Monday, July 31, 2006

Memento Mori it's not.

Recently City Hall announced its plans for the official city remembrance of Katrina at the one year anniversary. (I found it via Wet Bank Guide. )

Some of it is appropriate, like a prayer breakfast and the laying of wreaths at the canal breaches. But a lot of it is a tacky-sounding, conventionesque spectacle based at, of all places, Harrah's Casino.

  • A silent jewelry auction?
  • Cooking demonstrations by Emeril?
  • A talent competition?
  • A "gala ball" at Harrah's for Diamond and Platinum ticket holders?

And maybe worst of all, a One New Orleans Parade "in the tradition of a Jazz Funeral" from (shudder) the Convention Center to the Superdome.

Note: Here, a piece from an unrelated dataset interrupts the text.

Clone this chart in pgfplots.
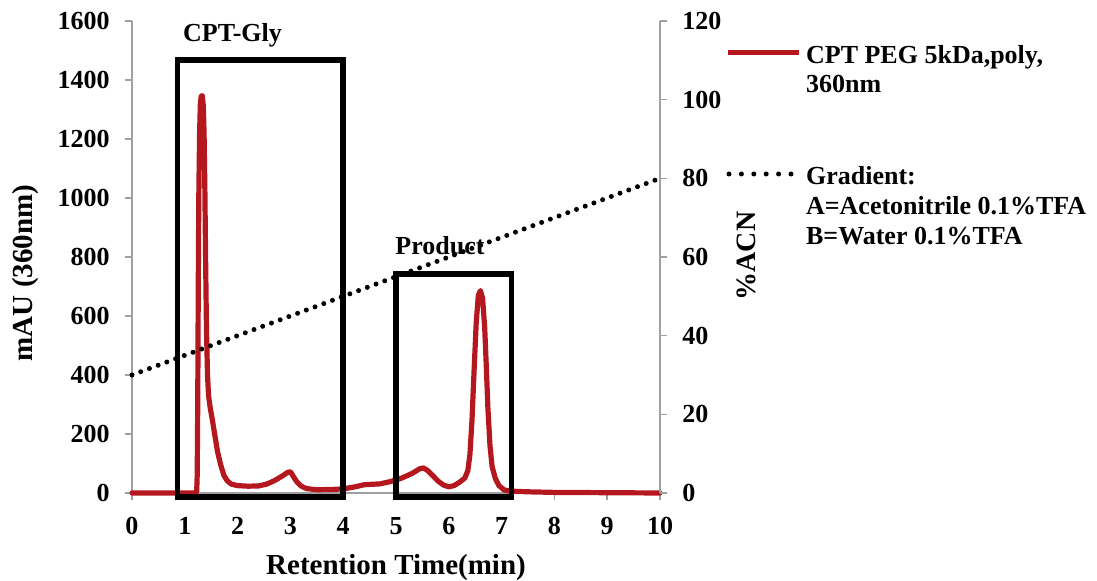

I get what Nagin et al are trying to do with this. They are trying to create a tourist spectacle, trying to show that NOLA is still open for business.

But I think this is exactly the wrong approach. The one-year anniversary is not a tourist spectacle, not some twisted version of Mardi Gras. It should be for us, the survivors, the people. Not the tourists.

When they are still finding dead bodies in the Lower Ninth, when people still cannot live in their own houses a year later, when Gentilly and NO East have no phone service and spotty electricity, the idea of a "diamond and platinum gala" is offensive and inappropriate.

"In the tradition of a jazz funeral?" Why not a real, honest to God Jazz Funeral? A funeral for the missing and presumed dead. A funeral for the New Orleas that was.